Ask any service provider whether they clean and prep the surface before applying product. This step matters more than the brand of coating used. A shop that sprays undercoating over road grime and existing rust is essentially sealing the problem in, not solving it. Reputable shops in cities like Chicago, Buffalo, and Cleveland will typically power-wash the underbody, let it dry, and then apply treatment — and they will tell you that upfront.
Think in terms of total ownership cost rather than the one-time treatment price. The American Automobile Association reported that U.S. drivers spent close to three billion dollars annually on rust-related vehicle repairs. A few hundred dollars every year or two on rustproofing looks modest by comparison. The same logic applies to industrial assets: the 1:5 ratio seen in bridge engineering — where each dollar of upfront corrosion protection avoids five dollars in future repair — holds across storage tanks, port facilities, and factory equipment, with some environments pushing the ratio even higher.
For those considering the DIY route, pick a warm, dry weekend. Ambient temperature affects how well undercoating products cure, and humidity above 80% can interfere with adhesion. Mask off brake rotors, exhaust components, and any rubber parts before spraying. Work in a ventilated area and wear eye protection. The job takes an afternoon and costs under fifty dollars in materials, though it will not match the coverage of a professional-grade application with a compressed air spray gun.

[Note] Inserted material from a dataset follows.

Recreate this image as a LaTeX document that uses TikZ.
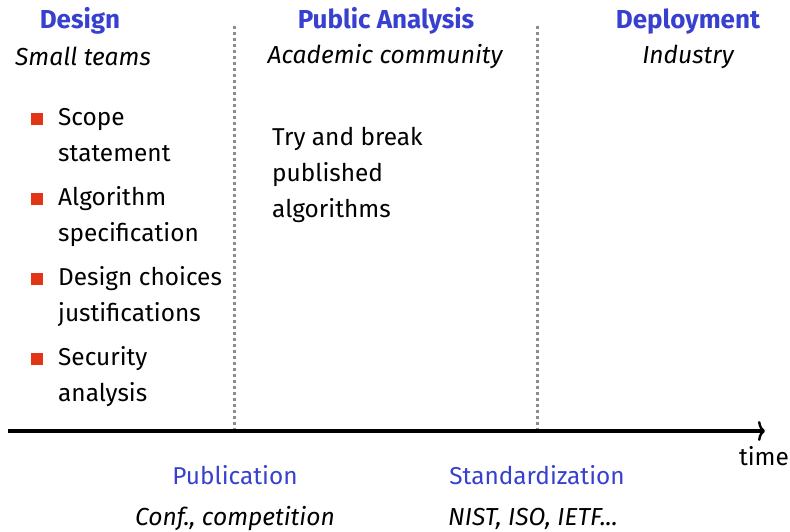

The choice to treat or not to treat comes down to one calculation: what does replacement cost versus what does prevention cost? In most cases, the math points in one direction. Whether it is a truck frame in Cleveland, a beachfront balcony in San Diego, or a chemical storage tank in Houston, corrosion moves slowly but never stops — and the most expensive treatment is always the one you put off too long.